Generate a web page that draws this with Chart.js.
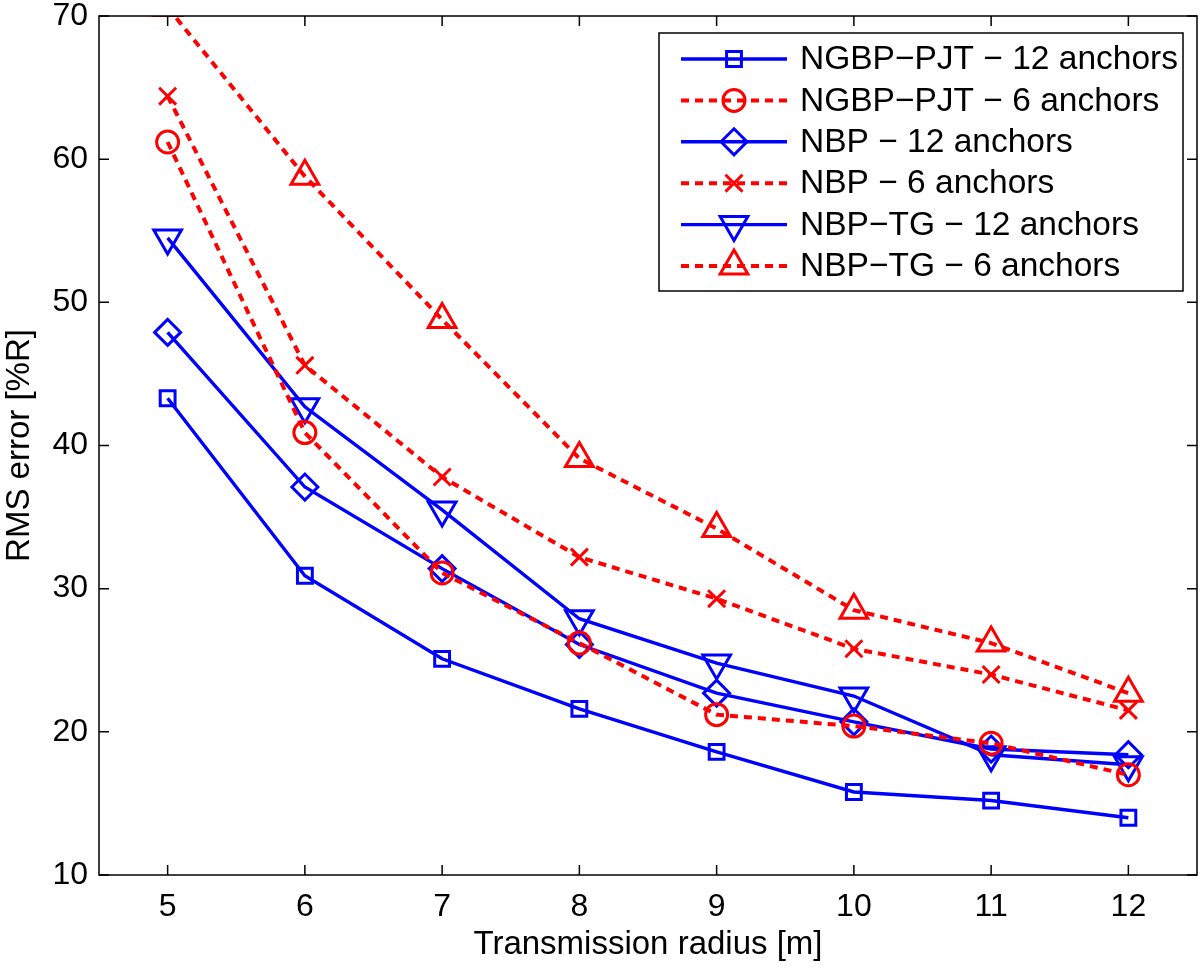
<!DOCTYPE html>
<html>
<head>
<meta charset="utf-8">
<script src="https://cdn.jsdelivr.net/npm/chart.js@4.4.0/dist/chart.umd.min.js"></script>
<style>
  html, body { margin: 0; padding: 0; background: #fff; overflow: hidden; }
  #wrap { width: 1200px; height: 972px; }
  #rms-chart { display: block; }
</style>
</head>
<body>
<div id="wrap"><canvas id="rms-chart"></canvas></div>
<script>
"use strict";

// data ---------------------------------------------
const radius = [5, 6, 7, 8, 9, 10, 11, 12];
const ngbpPjt12 = [43.3, 30.9, 25.1, 21.6, 18.6, 15.8, 15.2, 14.0];
const ngbpPjt6 = [61.2, 40.9, 31.1, 26.2, 21.2, 20.4, 19.2, 17.0];
const nbp12 = [47.9, 37.1, 31.4, 26.1, 22.7, 20.7, 18.8, 18.4];
const nbp6 = [64.4, 45.6, 37.8, 32.2, 29.3, 25.8, 24.0, 21.5];
const nbpTg12 = [54.5, 42.7, 35.5, 27.9, 24.8, 22.5, 18.4, 17.7];
const nbpTg6 = [70.6, 58.8, 48.8, 39.1, 34.2, 28.5, 26.2, 22.7];

const xTicks = [5, 6, 7, 8, 9, 10, 11, 12];
const yTicks = [10, 20, 30, 40, 50, 60, 70];

const FONT = '"Liberation Sans", Arial, Helvetica, sans-serif';
const BLUE = "#0000ff";
const RED = "#ff0000";

function makeSeries(label, values, color, dashed, style, size, rotation) {
  return {
    label: label,
    data: values.map(function (v, i) {
      return { x: radius[i], y: v };
    }),
    borderColor: color,
    borderWidth: dashed ? 4 : 3.4,
    borderDash: dashed ? [8, 6] : [],
    pointStyle: style,
    pointRadius: size,
    pointRotation: rotation || 0,
    pointBorderColor: color,
    pointBackgroundColor: "rgba(0,0,0,0)",
    pointBorderWidth: 3,
    tension: 0,
    clip: 0,
  };
}

const datasets = [
  makeSeries("NGBP\u2212PJT \u2212 12 anchors", ngbpPjt12, BLUE, false, "rect", 10.5),
  makeSeries("NGBP\u2212PJT \u2212 6 anchors", ngbpPjt6, RED, true, "circle", 11),
  makeSeries("NBP \u2212 12 anchors", nbp12, BLUE, false, "rectRot", 13),
  makeSeries("NBP \u2212 6 anchors", nbp6, RED, true, "crossRot", 12),
  makeSeries("NBP\u2212TG \u2212 12 anchors", nbpTg12, BLUE, false, "triangle", 16, 180),
  makeSeries("NBP\u2212TG \u2212 6 anchors", nbpTg6, RED, true, "triangle", 16),
];

// frame with inward ticks ---------------------------
const frameTicks = {
  id: "frameTicks",
  afterDraw(chart) {
    const ctx = chart.ctx;
    const a = chart.chartArea;
    const xs = chart.scales.x;
    const ys = chart.scales.y;
    const len = 10;
    ctx.save();
    ctx.strokeStyle = "#000";
    ctx.lineWidth = 1.5;
    ctx.setLineDash([]);
    ctx.strokeRect(a.left, a.top, a.right - a.left, a.bottom - a.top);
    ctx.beginPath();
    xTicks.forEach(function (v) {
      const px = xs.getPixelForValue(v);
      ctx.moveTo(px, a.bottom);
      ctx.lineTo(px, a.bottom - len);
      ctx.moveTo(px, a.top);
      ctx.lineTo(px, a.top + len);
    });
    yTicks.forEach(function (v) {
      const py = ys.getPixelForValue(v);
      ctx.moveTo(a.left, py);
      ctx.lineTo(a.left + len, py);
      ctx.moveTo(a.right, py);
      ctx.lineTo(a.right - len, py);
    });
    ctx.stroke();
    ctx.restore();
  },
};

// legend box inside the plot ------------------------
const legendBox = {
  id: "legendBox",
  afterDraw(chart) {
    const ctx = chart.ctx;
    const a = chart.chartArea;
    const w = 524;
    const h = 258;
    const x0 = a.right - 14 - w;
    const y0 = a.top + 17;
    const rowH = 41.4;

    ctx.save();
    ctx.fillStyle = "#fff";
    ctx.fillRect(x0, y0, w, h);
    ctx.strokeStyle = "#000";
    ctx.lineWidth = 1.5;
    ctx.strokeRect(x0, y0, w, h);

    chart.data.datasets.forEach(function (ds, i) {
      const cy = y0 + 26 + i * rowH;
      ctx.strokeStyle = ds.borderColor;
      ctx.lineWidth = ds.borderWidth;
      ctx.setLineDash(ds.borderDash);
      ctx.beginPath();
      ctx.moveTo(x0 + 22, cy);
      ctx.lineTo(x0 + 128, cy);
      ctx.stroke();

      ctx.setLineDash([]);
      ctx.lineWidth = ds.pointBorderWidth;
      ctx.fillStyle = "rgba(0,0,0,0)";
      Chart.helpers.drawPoint(
        ctx,
        {
          pointStyle: ds.pointStyle,
          rotation: ds.pointRotation,
          radius: ds.pointRadius,
          borderWidth: ds.pointBorderWidth,
        },
        x0 + 75,
        cy
      );

      ctx.fillStyle = "#000";
      ctx.font = "33.5px " + FONT;
      ctx.textAlign = "left";
      ctx.textBaseline = "middle";
      ctx.fillText(ds.label, x0 + 141, cy + 1);
    });
    ctx.restore();
  },
};

new Chart(document.getElementById("rms-chart"), {
  type: "line",
  data: { datasets: datasets },
  options: {
    responsive: true,
    maintainAspectRatio: false,
    animation: false,
    layout: {
      autoPadding: false,
      padding: { top: 16, right: 3, left: 0, bottom: 0 },
    },
    plugins: {
      legend: { display: false },
      tooltip: { enabled: false },
    },
    scales: {
      x: {
        type: "linear",
        min: 4.5,
        max: 12.5,
        grid: { display: false, drawTicks: false },
        border: { display: false },
        afterBuildTicks: function (scale) {
          scale.ticks = xTicks.map(function (v) {
            return { value: v };
          });
        },
        afterFit: function (scale) {
          scale.height = 97;
          scale.paddingLeft = 0;
          scale.paddingRight = 0;
        },
        ticks: {
          color: "#000",
          font: { family: FONT, size: 32 },
          padding: 13,
          maxRotation: 0,
          autoSkip: false,
        },
        title: {
          display: true,
          text: "Transmission radius [m]",
          color: "#000",
          font: { family: FONT, size: 33 },
          padding: { top: 0, bottom: 7 },
        },
      },
      y: {
        min: 10,
        max: 70,
        grid: { display: false, drawTicks: false },
        border: { display: false },
        afterBuildTicks: function (scale) {
          scale.ticks = yTicks.map(function (v) {
            return { value: v };
          });
        },
        afterFit: function (scale) {
          scale.width = 99;
          scale.paddingTop = 0;
          scale.paddingBottom = 0;
        },
        ticks: {
          color: "#000",
          font: { family: FONT, size: 32 },
          padding: 11,
        },
        title: {
          display: true,
          text: "RMS error [%R]",
          color: "#000",
          font: { family: FONT, size: 33 },
          padding: { top: 0, bottom: 0 },
        },
      },
    },
  },
  plugins: [frameTicks, legendBox],
});
</script>
</body>
</html>
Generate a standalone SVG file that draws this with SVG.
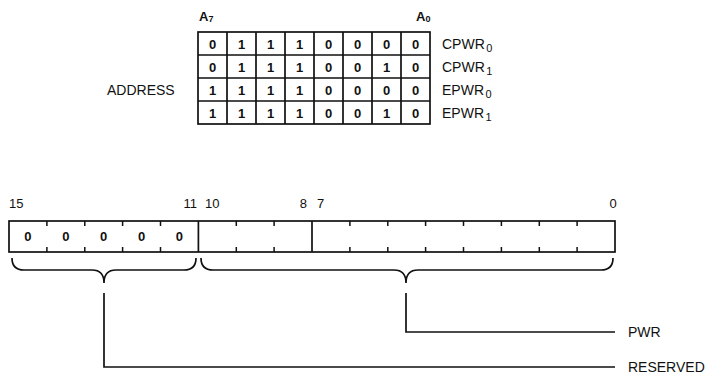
<svg xmlns="http://www.w3.org/2000/svg" width="711" height="377" viewBox="0 0 711 377">
<style>
text{font-family:"Liberation Sans",Arial,sans-serif;fill:#111;font-size:13px}
.c{text-anchor:middle}
.e{text-anchor:end}
.d{font-weight:bold;font-size:13px}
.lb{font-size:14px}
.sub{font-size:11px}
.ln{stroke:#111;stroke-width:1.7;fill:none}
.tk{stroke:#111;stroke-width:1.5}
</style>
<rect width="711" height="377" fill="#fff"/>
<g id="address-table">
<rect class="ln" x="198" y="32" width="232" height="92"/>
<path class="ln" d="M227,32V124M256,32V124M285,32V124M314,32V124M343,32V124M372,32V124M401,32V124M198,55H430M198,78H430M198,101H430"/>
<g class="c d">
<text x="212.5" y="48.5">0</text><text x="241.5" y="48.5">1</text><text x="270.5" y="48.5">1</text><text x="299.5" y="48.5">1</text><text x="328.5" y="48.5">0</text><text x="357.5" y="48.5">0</text><text x="386.5" y="48.5">0</text><text x="415.5" y="48.5">0</text>
<text x="212.5" y="71.5">0</text><text x="241.5" y="71.5">1</text><text x="270.5" y="71.5">1</text><text x="299.5" y="71.5">1</text><text x="328.5" y="71.5">0</text><text x="357.5" y="71.5">0</text><text x="386.5" y="71.5">1</text><text x="415.5" y="71.5">0</text>
<text x="212.5" y="94.5">1</text><text x="241.5" y="94.5">1</text><text x="270.5" y="94.5">1</text><text x="299.5" y="94.5">1</text><text x="328.5" y="94.5">0</text><text x="357.5" y="94.5">0</text><text x="386.5" y="94.5">0</text><text x="415.5" y="94.5">0</text>
<text x="212.5" y="117.5">1</text><text x="241.5" y="117.5">1</text><text x="270.5" y="117.5">1</text><text x="299.5" y="117.5">1</text><text x="328.5" y="117.5">0</text><text x="357.5" y="117.5">0</text><text x="386.5" y="117.5">1</text><text x="415.5" y="117.5">0</text>
</g>
<text x="199" y="21" font-weight="bold" font-size="11">A<tspan font-size="9" dy="1">7</tspan></text>
<text x="416" y="21" font-weight="bold" font-size="11">A<tspan font-size="9" dy="1">0</tspan></text>
<text class="lb" x="107" y="95">ADDRESS</text>
<text class="lb" x="442" y="49">CPWR<tspan class="sub" dx="1.5" dy="3">0</tspan></text>
<text class="lb" x="442" y="72">CPWR<tspan class="sub" dx="1.5" dy="3">1</tspan></text>
<text class="lb" x="442" y="95">EPWR<tspan class="sub" dx="1.5" dy="3">0</tspan></text>
<text class="lb" x="442" y="118">EPWR<tspan class="sub" dx="1.5" dy="3">1</tspan></text>
</g>
<g id="register">
<rect class="ln" x="9" y="221" width="606" height="31"/>
<path class="ln" d="M198.4,221V252M312,221V252"/>
<path class="tk" d="M46.9,221v5M84.8,221v5M122.6,221v5M160.5,221v5M236.3,221v5M274.1,221v5M349.9,221v5M387.8,221v5M425.6,221v5M463.5,221v5M501.4,221v5M539.3,221v5M577.1,221v5M46.9,252v-5M84.8,252v-5M122.6,252v-5M160.5,252v-5M236.3,252v-5M274.1,252v-5M349.9,252v-5M387.8,252v-5M425.6,252v-5M463.5,252v-5M501.4,252v-5M539.3,252v-5M577.1,252v-5"/>
<g class="c d">
<text x="27.9" y="241">0</text><text x="65.8" y="241">0</text><text x="103.7" y="241">0</text><text x="141.6" y="241">0</text><text x="179.4" y="241">0</text>
</g>
<text x="9" y="208">15</text>
<text class="e" x="197" y="208">11</text>
<text x="205" y="208">10</text>
<text class="e" x="307" y="208">8</text>
<text x="317" y="208">7</text>
<text class="c" x="613" y="208">0</text>
</g>
<g id="brace-reserved">
<path class="ln" d="M12,258Q12,270 24,270L92,270Q104,270 104,283Q104,270 116,270L184,270Q196,270 196,258"/>
</g>
<g id="brace-pwr">
<path class="ln" d="M201,258Q201,270 213,270L394,270Q406,270 406,283Q406,270 418,270L601,270Q613,270 613,258"/>
</g>
<g id="connectors">
<path class="ln" d="M104,293V367H615"/>
<path class="ln" d="M406,293V332H615"/>
</g>
<g id="labels">
<text class="lb" x="628" y="337">PWR</text>
<text class="lb" x="628" y="372">RESERVED</text>
</g>
</svg>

========================================

- [INSTRUCTIONS TO FOLLOW] Find the lines with the string "draws" and reproduce them.

- [WORKED SOLUTION]
Generate a web page that draws this with Chart.js.
Generate a standalone SVG file that draws this with SVG.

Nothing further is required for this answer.